Aqua water against a rocky shore
The beach infrastructure reflects its popularity: permanent volleyball courts, concrete picnic pavilions, sari-sari stores selling everything from ice cream to inflatable toys. Agoho trees provide shade along the inland edge, their twisted trunks carved with initials and declarations spanning decades. The water stays active—this is the open ocean, after all—with waves consistent enough to attract bodysurfers and persistent enough to require supervision of younger swimmers. Lifeguards patrol the main swimming areas during peak hours, their presence a testament to how seriously locals take this beach as community resource.
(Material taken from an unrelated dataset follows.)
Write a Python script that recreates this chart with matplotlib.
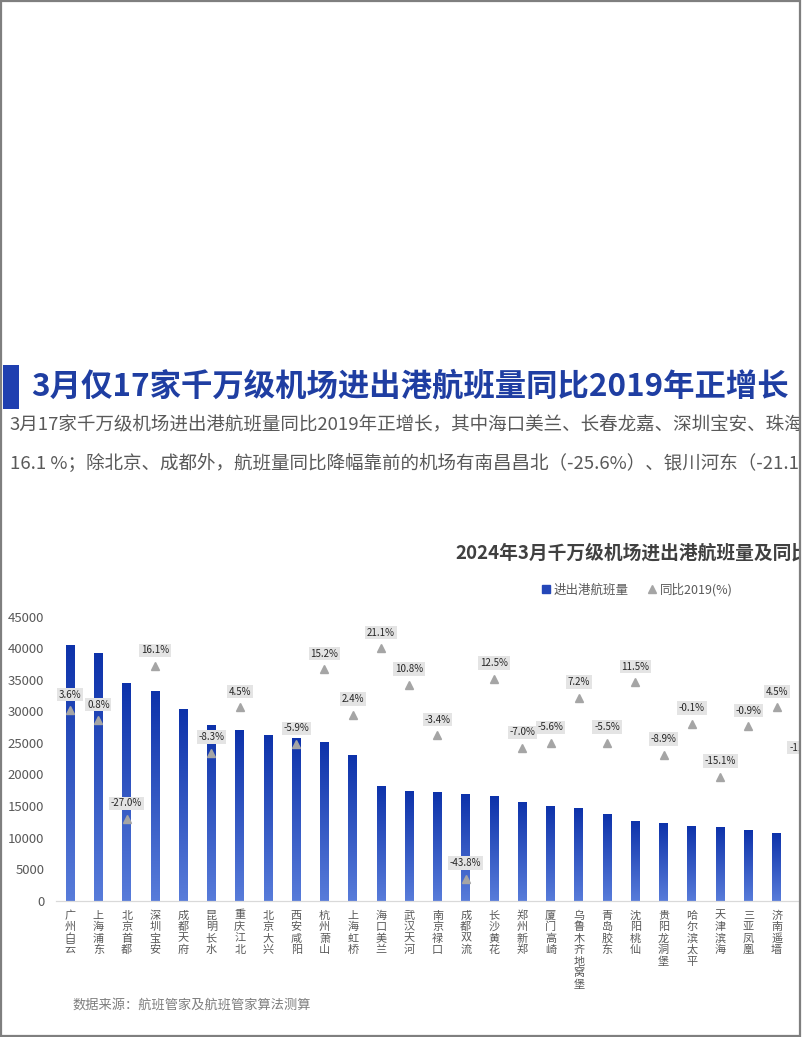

Sunset transforms Sabangan into something approaching spectacle. The entire town seems to migrate beachward, filling the sand with a cross-section of Santiago society: courting teenagers, elderly groups playing cards under the trees, fitness enthusiasts squeezing in late runs along the waterline. Food vendors fire up grills, and the smell of barbecued bangus and pork mingles with salt air. The sky performs its nightly show—purple to pink to deep orange—and for those thirty minutes, conversation quiets slightly as everyone pauses to acknowledge what's become familiar but hasn't quite become ordinary.